Within a couple of days, policemen of various districts of the state stopped reporting for duty. Constables of the military police battalion stationed at Rourkela came out of the campus and staged a march in protest against the misbehaviour of the unit commandant. The commandant had grabbed a constable by the collar and admonished him in the parade ground. Seething with anger, the policemen gathered in the town and raised slogans. The District Magistrate and the SP came to my office and informed me of this unseemly development. They felt that as the seniormost police officer, I must persuade the protesters to desist from indisciplined conduct and slogan-mongering. I immediately left for the spot.
My initial efforts to pacify the constables by promising to look into their grievances and initiating disciplinary action against the errant officer were not successful. The SP, the ADM and the local MLA also failed to bring down tempers.
While I was in a fix, a young constable came to my rescue. He took up the cudgels on my behalf. In a clear, unfaltering voice, he admonished the constables for acting in a way that diminished public respect for the police and cast a cloud on police discipline.
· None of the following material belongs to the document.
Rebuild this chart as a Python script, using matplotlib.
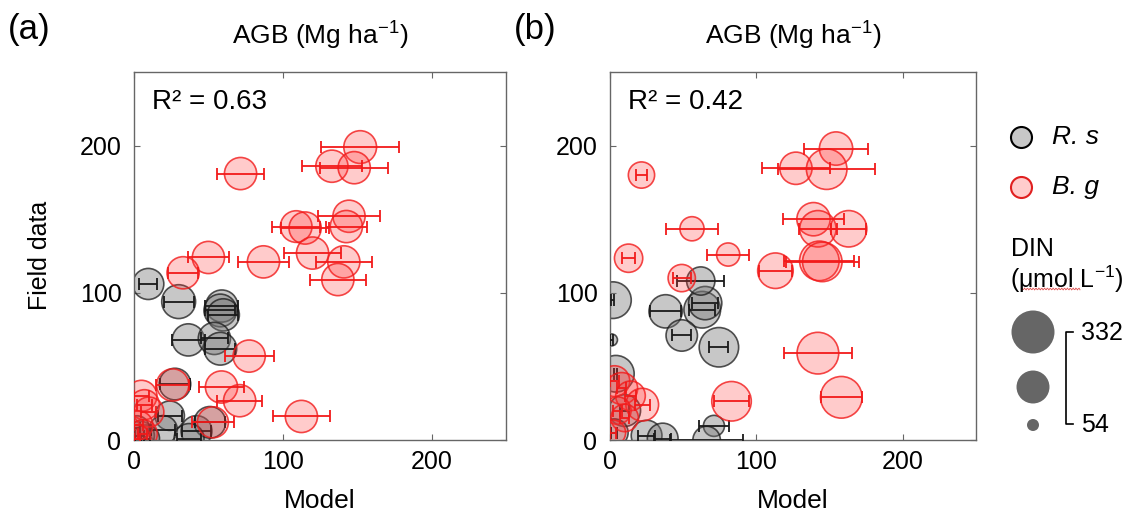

This unexpectedly sharp reproof from a comrade had a calming and sobering effect on the angry group. They quietened a bit. Taking advantage of the situation, I again addressed them and promised a thorough probe, followed by corrective measures. I asked them to return to their campus. They listened to my exhortation and slowly trooped back to their barracks.
I now turned to congratulate the hero of the hour, who had displayed the finest qualities of a police officer as a crisis manager. Dignified and self-possessed, he clicked his heels and gave me a smart salute before gracefully walking away.